Because alpha waves (8–12 Hz) are most prominent during relaxed wakefulness, its modifications have been carefully controlled. They are subdivided into low alpha (8–10 Hz), often linked to internalized attention and calmness, and high alpha (10–12 Hz), more associated with sensory gating and cognitive inhibition. Low alpha activity in pain states could be very relevant. For example, there is evidence that chronic pain patients frequently exhibit suppressed alpha power compared to healthy controls, suggesting that reduced alpha may serve as a biomarker for pain intensity. Specifically, lower resting-state alpha correlates with higher pain ratings across conditions such as fibromyalgia and neuropathic pain. Dynamic measures of alpha (such as the proportion of time spent in a high-alpha state versus transitions from low to high alpha) show stronger associations with pain resilience than mean alpha power alone. In one small study, increased fractional occupancy and transition probability into high-alpha states across NFB sessions correlated with reduced pain during cold-pressor tests [41].

Emerging studies as the present project indicate that consistent NFB/BS training could contribute to a more regulated stress response. Moreover, by promoting a state of mental calmness and clarity, NFB/BS could foster greater emotional well-being. Beyond cognition, NFB holds promise for regulating distress and enhancing overall mental health outcomes in the older population. Emotional well-being is a critical component of healthy aging, significantly influencing overall life satisfaction [1,2,3,4,5,6,7].

Despite its promising potential, the application of NFB/BS in older adults is accompanied by significant challenges. The variability in individual brain function and the heterogeneity of aging populations necessitate the development of personalized training protocols [2,4,14,15,16,17,18,22].

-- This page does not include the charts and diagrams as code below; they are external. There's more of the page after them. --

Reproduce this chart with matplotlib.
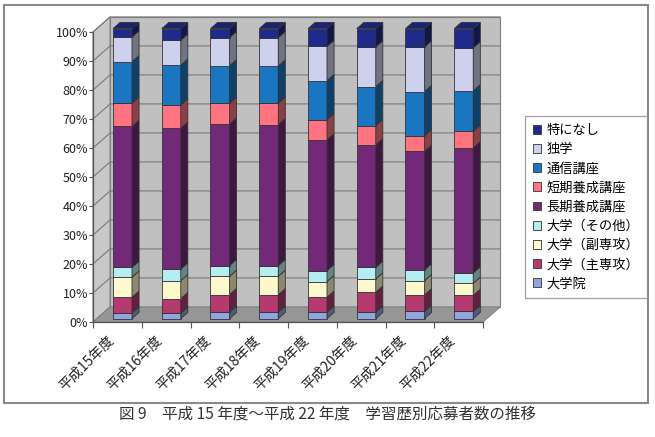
import numpy as np
import matplotlib
matplotlib.use('Agg')
import matplotlib.pyplot as plt
import matplotlib.transforms as mtransforms
from matplotlib.patches import Polygon, Rectangle, Patch
from matplotlib.colors import to_rgb

plt.rcParams['font.family'] = ['Noto Sans CJK JP', 'DejaVu Sans']

years = ['平成15年度', '平成16年度', '平成17年度', '平成18年度',
         '平成19年度', '平成20年度', '平成21年度', '平成22年度']
series = ['大学院', '大学（主専攻）', '大学（副専攻）', '大学（その他）',
          '長期養成講座', '短期養成講座', '通信講座', '独学', '特になし']
# shares in percent
daigakuin = [1.9, 1.9, 2.3, 2.3, 2.3, 2.3, 2.5, 2.5]
shusenko = [5.5, 5.0, 6.0, 5.9, 5.1, 6.8, 5.7, 5.5]
fukusenko = [6.9, 6.2, 6.3, 6.4, 5.4, 4.6, 4.9, 4.2]
sonota = [3.4, 4.0, 3.7, 3.7, 3.8, 4.0, 3.7, 3.6]
choki = [48.6, 48.6, 48.8, 48.6, 45.1, 42.3, 40.9, 43.1]
tanki = [8.0, 8.0, 7.2, 7.4, 6.9, 6.6, 5.4, 5.7]
tsushin = [14.3, 13.7, 12.9, 12.8, 13.5, 13.4, 15.2, 14.0]
dokugaku = [8.5, 8.6, 9.7, 9.8, 11.8, 13.7, 15.4, 14.8]
tokuni = [2.9, 4.0, 3.1, 3.1, 6.1, 6.3, 6.3, 6.6]
values = [daigakuin, shusenko, fukusenko, sonota, choki, tanki, tsushin, dokugaku, tokuni]
colors = ['#90a6de', '#b43a70', '#fff8cc', '#b4eef0', '#722a78',
          '#ff7480', '#1a76c0', '#cdd1ee', '#1f2a8a']

DX, DY = 0.35, 5.2        # depth of the 3d box in data units
FX, FY = 0.105, 1.15      # bar front offset
BW = 0.39                 # bar width
BDX, BDY = 0.145, 2.15    # bar depth

def shade(c, f):
    r, g, b = to_rgb(c)
    return (r * f, g * f, b * f)

fig = plt.figure(figsize=(6.55, 4.37), dpi=100)
ax = fig.add_axes([93 / 655, 1 - 322 / 437, 390 / 655, 290 / 437])
ax.set_xlim(0, 8)
ax.set_ylim(0, 100)
ax.patch.set_visible(False)

n = len(years)
# walls and floor
ax.add_patch(Polygon([(DX, DY), (n + DX, DY), (n + DX, 100 + DY), (DX, 100 + DY)],
                     closed=True, fc='#c0c0c0', ec='#808080', lw=0.8, clip_on=False, zorder=0))
ax.add_patch(Polygon([(0, 0), (DX, DY), (DX, 100 + DY), (0, 100)],
                     closed=True, fc='#c8c8c8', ec='#808080', lw=0.8, clip_on=False, zorder=0))
ax.add_patch(Polygon([(0, 0), (n, 0), (n + DX, DY), (DX, DY)],
                     closed=True, fc='#969696', ec='#808080', lw=0.8, clip_on=False, zorder=0))
for t in range(10, 101, 10):
    ax.plot([0, DX, n + DX], [t, t + DY, t + DY], color='#7a7a7a', lw=0.8,
            clip_on=False, zorder=0.5)

x = np.arange(n)
bottom = np.zeros(n)
for vals, col in zip(values, colors):
    vals = np.array(vals)
    left = x + 0.5 - BW / 2 + FX
    ax.bar(left, vals, width=BW, bottom=bottom + FY, align='edge', color=col,
           edgecolor='#333333', linewidth=0.6, zorder=3, clip_on=False)
    for i in range(n):
        xr = left[i] + BW
        lo, hi = bottom[i] + FY, bottom[i] + vals[i] + FY
        ax.add_patch(Polygon([(xr, lo), (xr + BDX, lo + BDY), (xr + BDX, hi + BDY), (xr, hi)],
                             closed=True, fc=shade(col, 0.55), ec='#333333', lw=0.6,
                             zorder=3, clip_on=False))
    bottom = bottom + vals

for i in range(n):
    xl = x[i] + 0.5 - BW / 2 + FX
    top = bottom[i] + FY
    ax.add_patch(Polygon([(xl, top), (xl + BW, top), (xl + BW + BDX, top + BDY), (xl + BDX, top + BDY)],
                         closed=True, fc=shade(colors[-1], 0.85), ec='#333333', lw=0.6,
                         zorder=3, clip_on=False))

# axes
for s in ['top', 'right']:
    ax.spines[s].set_visible(False)
for s in ['left', 'bottom']:
    ax.spines[s].set_color('#555555')
    ax.spines[s].set_linewidth(0.9)
ax.set_yticks(range(0, 101, 10))
ax.set_yticklabels([f'{t}%' for t in range(0, 101, 10)], fontsize=9, color='#222222')
ax.tick_params(axis='y', direction='out', length=3, width=0.8, color='#555555', pad=0.5)
ax.set_xticks(np.arange(n) + 0.5)
ax.set_xticklabels(years, rotation=45, ha='right', va='top', fontsize=10,
                   rotation_mode='anchor', color='#222222')
ax.tick_params(axis='x', length=0, pad=8)
shift = mtransforms.ScaledTranslation(-11 / 100, 0, fig.dpi_scale_trans)
for lab in ax.get_xticklabels():
    lab.set_transform(lab.get_transform() + shift)
ax.set_xticks(np.arange(n + 1), minor=True)
ax.tick_params(axis='x', which='minor', direction='out', length=4, width=0.8, color='#555555')

handles = [Patch(fc=c, ec='#333333', lw=0.6) for c in colors][::-1]
leg = fig.legend(handles, series[::-1], loc='upper left',
                 bbox_to_anchor=(525 / 655, 1 - 116 / 437), bbox_transform=fig.transFigure,
                 borderaxespad=0, fontsize=9.5, fancybox=False, frameon=True,
                 handlelength=0.65, handleheight=0.65, handletextpad=0.4,
                 labelspacing=0.47, borderpad=0.6)
leg.get_frame().set_edgecolor('#888888')
leg.get_frame().set_linewidth(0.9)

# outer chart frame
fig.add_artist(Rectangle((4 / 655, 1 - 403 / 437), 644 / 655, 398 / 437,
                         transform=fig.transFigure, fill=False, ec='#8a8a8a', lw=1.5))

fig.text(0.5, 1 - 414 / 437, '図 9　平成 15 年度～平成 22 年度　学習歴別応募者数の推移',
         ha='center', va='center', fontsize=11.2, color='#333333')

fig.savefig('out.png', dpi=100)
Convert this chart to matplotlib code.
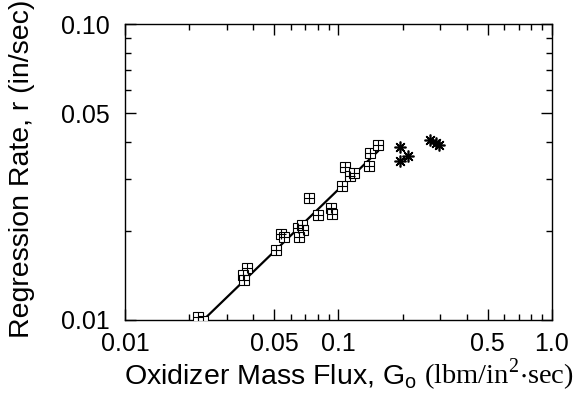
import matplotlib
matplotlib.use("Agg")
import matplotlib.pyplot as plt
from matplotlib.ticker import FixedLocator, NullFormatter, FixedFormatter
from matplotlib.offsetbox import TextArea, HPacker, AnchoredOffsetbox

# Data: square (cross-hatched) points
sq_x = [0.0220, 0.0233, 0.0372, 0.0356, 0.0361, 0.0510, 0.0536, 0.0557,
        0.0648, 0.0677, 0.0684, 0.0653, 0.0730, 0.0799, 0.0925, 0.0929,
        0.1038, 0.1072, 0.1136, 0.1178, 0.1405, 0.1390, 0.1540]
sq_y = [0.0102, 0.0099, 0.0150, 0.0142, 0.0136, 0.0172, 0.0196, 0.0191,
        0.0205, 0.0209, 0.0202, 0.0191, 0.0259, 0.0227, 0.0239, 0.0228,
        0.0285, 0.0330, 0.0306, 0.0315, 0.0366, 0.0332, 0.0392]
# Data: asterisk points
st_x = [0.194, 0.194, 0.212, 0.268, 0.286, 0.297]
st_y = [0.0386, 0.0346, 0.0360, 0.0407, 0.0396, 0.0391]
# Fit line end points
fit_x = [0.0233, 0.153]
fit_y = [0.0100, 0.0372]

x_major = [0.01, 0.05, 0.1, 0.5, 1.0]
x_labels = ["0.01", "0.05", "0.1", "0.5", "1.0"]
x_minor = [0.02, 0.03, 0.04, 0.06, 0.07, 0.08, 0.09,
           0.2, 0.3, 0.4, 0.6, 0.7, 0.8, 0.9]
y_major = [0.01, 0.05, 0.10]
y_labels = ["0.01", "0.05", "0.10"]
y_minor = [0.02, 0.03, 0.04, 0.06, 0.07, 0.08, 0.09]

sans = "Liberation Sans"
serif = "Liberation Serif"
fs_tick = 18
fs_lab = 20.5

fig = plt.figure(figsize=(5.76, 3.95), dpi=100)
ax = fig.add_axes([0.217, 0.190, 0.741, 0.748])
ax.set_xscale("log")
ax.set_yscale("log")
ax.set_xlim(0.01, 1.0)
ax.set_ylim(0.01, 0.10)

ax.plot(fit_x, fit_y, color="black", lw=1.6, zorder=2)
ax.plot(sq_x, sq_y, linestyle="none", marker="s", ms=7, mfc="white",
        mec="black", mew=0.8, zorder=3)
ax.plot(sq_x, sq_y, linestyle="none", marker="+", ms=7,
        mec="black", mew=0.8, zorder=4)
ax.plot(st_x, st_y, linestyle="none", marker=(8, 2, 0), ms=8.5,
        mec="black", mew=1.2, zorder=3)

ax.xaxis.set_major_locator(FixedLocator(x_major))
ax.xaxis.set_major_formatter(FixedFormatter(x_labels))
ax.xaxis.set_minor_locator(FixedLocator(x_minor))
ax.xaxis.set_minor_formatter(NullFormatter())
ax.yaxis.set_major_locator(FixedLocator(y_major))
ax.yaxis.set_major_formatter(FixedFormatter(y_labels))
ax.yaxis.set_minor_locator(FixedLocator(y_minor))
ax.yaxis.set_minor_formatter(NullFormatter())

ax.tick_params(which="both", direction="in", top=True, right=True,
               width=1.0, colors="black")
ax.tick_params(which="major", length=8, labelsize=fs_tick)
ax.tick_params(axis="x", which="major", pad=9)
ax.tick_params(axis="y", which="major", pad=11)
ax.tick_params(which="minor", length=4)
for lab in ax.get_xticklabels() + ax.get_yticklabels():
    lab.set_fontfamily(sans)
for s in ax.spines.values():
    s.set_linewidth(1.0)

ax.set_ylabel("Regression Rate, r (in/sec)", fontsize=fs_lab, fontfamily=sans)
ax.yaxis.set_label_coords(-0.211, 0.511)

t1 = TextArea(r"Oxidizer Mass Flux, G$_\mathregular{o}$",
              textprops=dict(fontsize=fs_lab, fontfamily=sans))
t2 = TextArea(r" (lbm/in$^\mathregular{2}$$\mathregular{\cdot}$sec)",
              textprops=dict(fontsize=fs_lab, fontfamily=serif))
box = HPacker(children=[t1, t2], align="baseline", pad=0, sep=0)
anch = AnchoredOffsetbox(loc="upper center", child=box, pad=0, frameon=False,
                         bbox_to_anchor=(0.606, 0.097),
                         bbox_transform=fig.transFigure, borderpad=0)
fig.add_artist(anch)

fig.savefig("out.png", dpi=100)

Moreover, while preliminary research has shown encouraging results, larger-scale and long-term studies are required to establish standardized protocols and validate the efficacy of NFB/BS in this demographic. Future research should focus on optimizing NFB/BS protocols for older adults, including the duration and frequency of training sessions. Investigations into the underlying neural mechanisms that facilitate cognitive and emotional improvements will also be critical. Collaborative efforts among neuroscientists, clinicians, and geriatric specialists can pave the way for integrating NFB/BS into comprehensive geriatric care programs [2,3,7,14,15,16,17,18,22].

Additionally, advancements in technology are likely to enhance the accessibility and effectiveness of NFB/BS training. Portable and user-friendly devices could make this intervention more widely available, allowing older individuals to benefit from NFB/BS in both clinical and home settings. Such innovations would be particularly beneficial in addressing the growing need for scalable and non-invasive interventions in an aging society.

Focusing on pain management, it is well known that several types of pain are prevalent among aging populations. NFB/BS targeting slow-wave activity (delta/theta modulation) and training could help to reduce pain perception [7,29].

5. Conclusions

NFB/BS represents an exciting frontier in the quest to enhance cognitive and emotional well-being among older adults. By leveraging the brain’s inherent capacity for neuroplasticity, NBF/BS offers a non-invasive and adaptable approach to mitigating the effects of aging on mental function. While further research is essential to refine its application and confirm long-term benefits, the current evidence suggests that NFB/BS may become an invaluable component of holistic geriatric care. Exploring and developing this technology, given its integration into health strategies for older adults, becomes crucial, as these strategies promise a future where aging is approached with resilience, clarity, and enhanced quality of life.